An introduced parasite species with a complicated two-host life cycle may become established in a certain geographic region depending on the presence of suitable hosts. The birds act as intermediate hosts and final host species recorded for S. rileyi are skunk (Wicht 1981; Dubey et al., 2003), fox and raccoon dog (Prakas et al., 2015; Moré et al., 2016; Szekeres et al., 2019). Further, it was suggested by Gjerde (2014) that apart from canids, such as polar fox, also American mink (Mustela vison) and stout (Mustela erminea) could serve as final hosts. European countries are populated by foxes, raccoon dogs, stout and naturalized American mink, whereby the potential for further spread in European mallard populations is present. Even on the island of Bornholm (where fox, raccoon dog and stout are absent) the possibility for establishment is present due to a significant population of American mink. Our histological sections showed that the bradyzoites in the sarcocysts are densely packed but when the cysts are homogenized in water the elongate cells are stretched. The resistance to Proteinase K treatment indicates that the bradyzoites are able to resist the enzymes in the predator's stomach and intestine following ingestion.

No controlled pathogenicity studies in birds infected by S. rileyi are available but histopathological studies have shown various (from light to severe) forms of necrosis and inflammation in the muscles of infected birds (Muir et al., 2019).

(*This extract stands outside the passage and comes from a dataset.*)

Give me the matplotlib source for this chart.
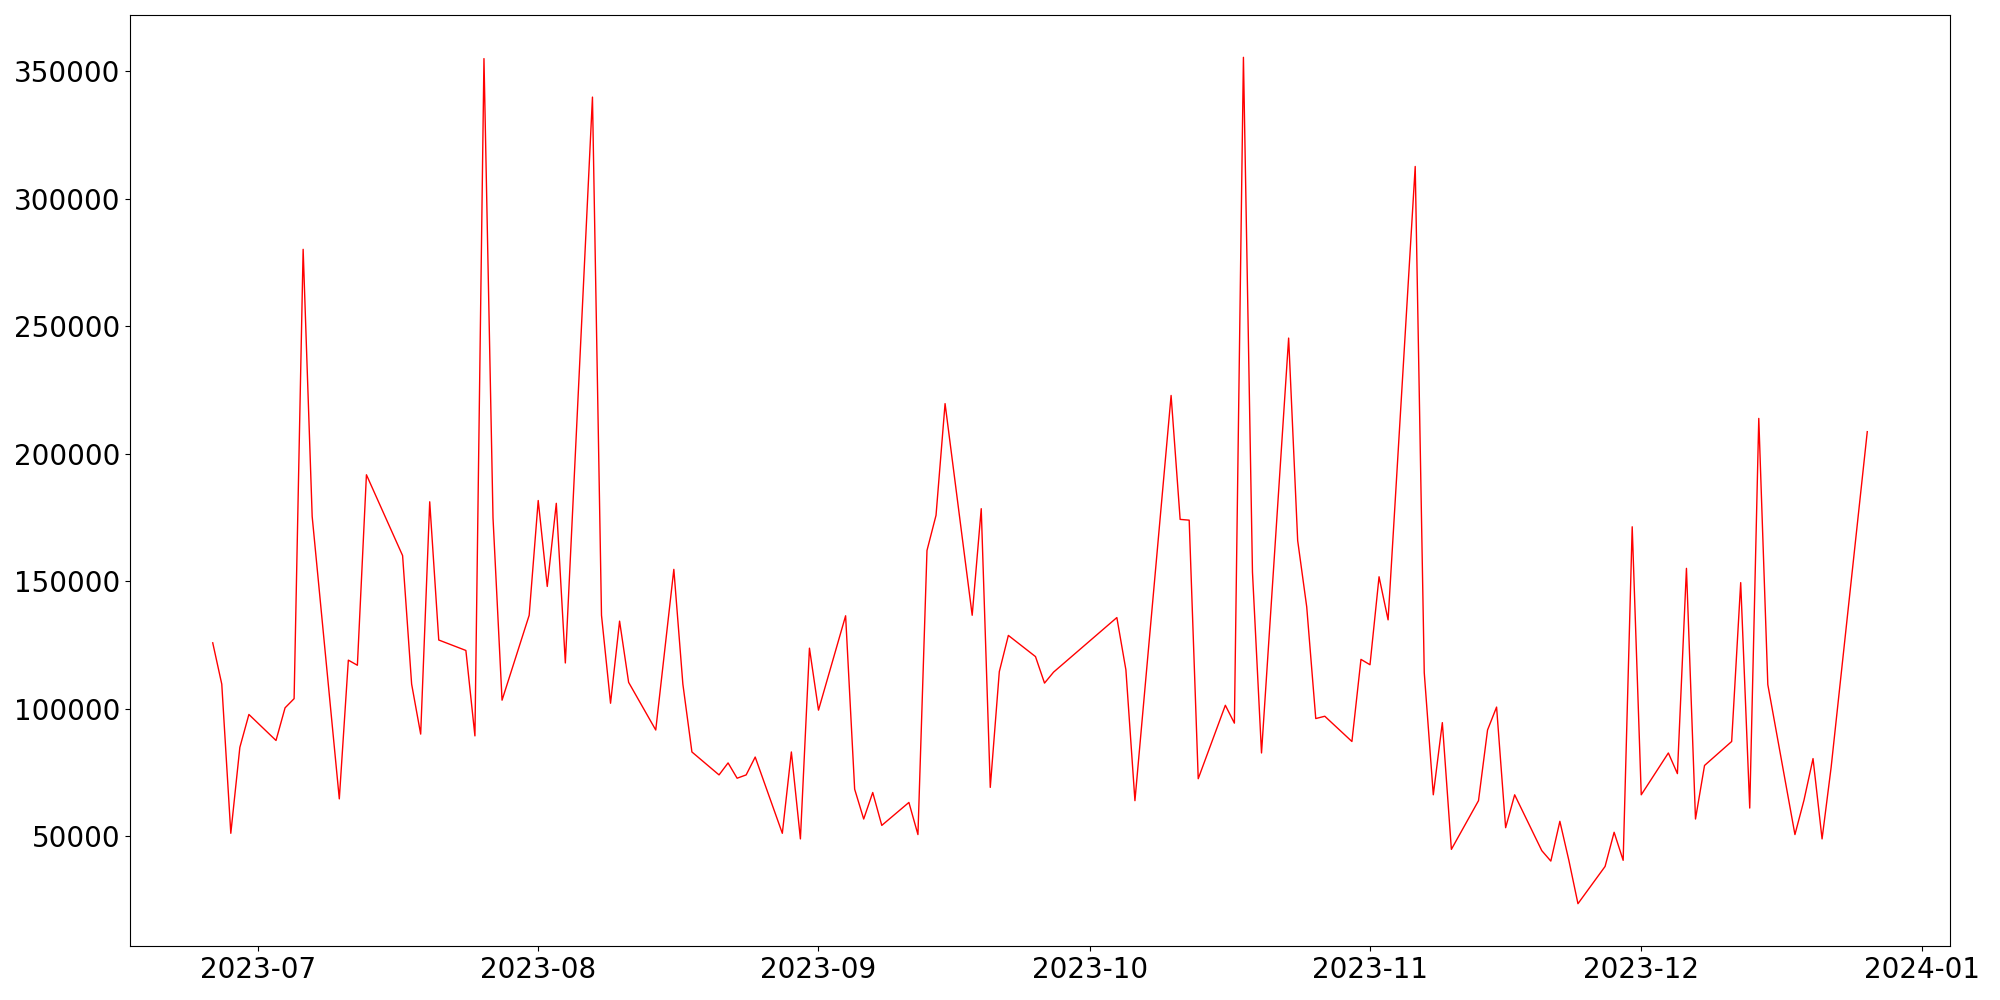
import matplotlib
matplotlib.use('Agg')
import matplotlib.pyplot as plt
import pandas as pd

# Trading days (weekdays, a few holidays missing)
dates = [
    '2023-06-26', '2023-06-27', '2023-06-28', '2023-06-29', '2023-06-30',
    '2023-07-03', '2023-07-04', '2023-07-05', '2023-07-06', '2023-07-07',
    '2023-07-10', '2023-07-11', '2023-07-12', '2023-07-13',
    '2023-07-17', '2023-07-18', '2023-07-19', '2023-07-20', '2023-07-21',
    '2023-07-24', '2023-07-25', '2023-07-26', '2023-07-27', '2023-07-28',
    '2023-07-31', '2023-08-01', '2023-08-02', '2023-08-03', '2023-08-04',
    '2023-08-07', '2023-08-08', '2023-08-09', '2023-08-10', '2023-08-11',
    '2023-08-14', '2023-08-16', '2023-08-17', '2023-08-18',
    '2023-08-21', '2023-08-22', '2023-08-23', '2023-08-24', '2023-08-25',
    '2023-08-28', '2023-08-29', '2023-08-30', '2023-08-31', '2023-09-01',
    '2023-09-04', '2023-09-05', '2023-09-06', '2023-09-07', '2023-09-08',
    '2023-09-11', '2023-09-12', '2023-09-13', '2023-09-14', '2023-09-15',
    '2023-09-18', '2023-09-19', '2023-09-20', '2023-09-21', '2023-09-22',
    '2023-09-25', '2023-09-26', '2023-09-27',
    '2023-10-04', '2023-10-05', '2023-10-06',
    '2023-10-10', '2023-10-11', '2023-10-12', '2023-10-13',
    '2023-10-16', '2023-10-17', '2023-10-18', '2023-10-19', '2023-10-20',
    '2023-10-23', '2023-10-24', '2023-10-25', '2023-10-26', '2023-10-27',
    '2023-10-30', '2023-10-31', '2023-11-01', '2023-11-02', '2023-11-03',
    '2023-11-06', '2023-11-07', '2023-11-08', '2023-11-09', '2023-11-10',
    '2023-11-13', '2023-11-14', '2023-11-15', '2023-11-16', '2023-11-17',
    '2023-11-20', '2023-11-21', '2023-11-22', '2023-11-23', '2023-11-24',
    '2023-11-27', '2023-11-28', '2023-11-29', '2023-11-30', '2023-12-01',
    '2023-12-04', '2023-12-05', '2023-12-06', '2023-12-07', '2023-12-08',
    '2023-12-11', '2023-12-12', '2023-12-13', '2023-12-14', '2023-12-15',
    '2023-12-18', '2023-12-19', '2023-12-20', '2023-12-21', '2023-12-22',
    '2023-12-26',
]

values = [
    125900, 109700, 51200, 84900, 97800,
    87600, 100400, 104000, 280200, 175400,
    64700, 119100, 117100, 191800,
    160100, 109700, 90100, 181200, 127000,
    122900, 89400, 355000, 174900, 103400,
    136700, 181700, 148000, 180600, 118000,
    339900, 136700, 102200, 134400, 110400,
    91700, 154700, 109700, 83100,
    74100, 78800, 72800, 74100, 81100,
    51200, 83100, 49000, 123800, 99500,
    136500, 68500, 56800, 67200, 54300,
    63300, 50700, 162100, 175900, 219700,
    136700, 178500, 69200, 114600, 128800,
    120500, 110100, 114400,
    135800, 115300, 64000,
    222900, 174300, 174000, 72600,
    101400, 94400, 355500, 153600, 82700,
    245400, 166000, 140000, 96200, 97100,
    87200, 119400, 117300, 151800, 134900,
    312700, 114200, 66300, 94600, 44900,
    64000, 91700, 100700, 53400, 66300,
    44400, 40300, 55900, 40500, 23600,
    38200, 51600, 40600, 171400, 66300,
    82700, 74600, 155100, 56800, 77800,
    87200, 149500, 61100, 213900, 109500,
    50700, 64200, 80500, 49000, 77000,
    208700,
]

x = pd.to_datetime(dates)

fig = plt.figure(figsize=(20, 10), dpi=100)
ax = fig.add_axes([0.065, 0.054, 0.91, 0.931])
ax.plot(x, values, color='red', lw=1)
ax.tick_params(labelsize=20)

fig.savefig('out.png', dpi=100)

The heavy infections in the entire musculature in the present study suggests that flying ability may be depressed in these birds. Severe disease signs, including muscular malfunctions, may appear in chickens infected with other species of Sarcocystis (Munday et al. 1977; Mutalib et al. 1995), a situation known from infections in other animals acting as intermediate hosts (Deplazes et al., 2013). It cannot be excluded that S. rileyi could spread further and impact European duck populations. It is therefore recommended that European bird populations become surveyed and sarcocyst infections recorded.

Conclusion

Infections with S. rileyi in mallard A. platyrhynchos have been prevalent in North America but probably absent or very rare in Europe during the 20th century. Since turn of the millennium an increasing number of cases have been reported from Europe and it cannot be excluded that the parasite species is spreading in European countries. The severe infection affecting the entire striated body musculature and with a major sarcocyst occurrence in the flying apparatus (pectoral muscle, wings) suggests a pathogenic effect on the host. Pathogenicity studies should be implemented and surveys for monitoring the infection status in European bird populations should be prioritized.

Funding

This study did not receive any funding

Declaration of competing interest

The authors declare that they have no conflicts of interests.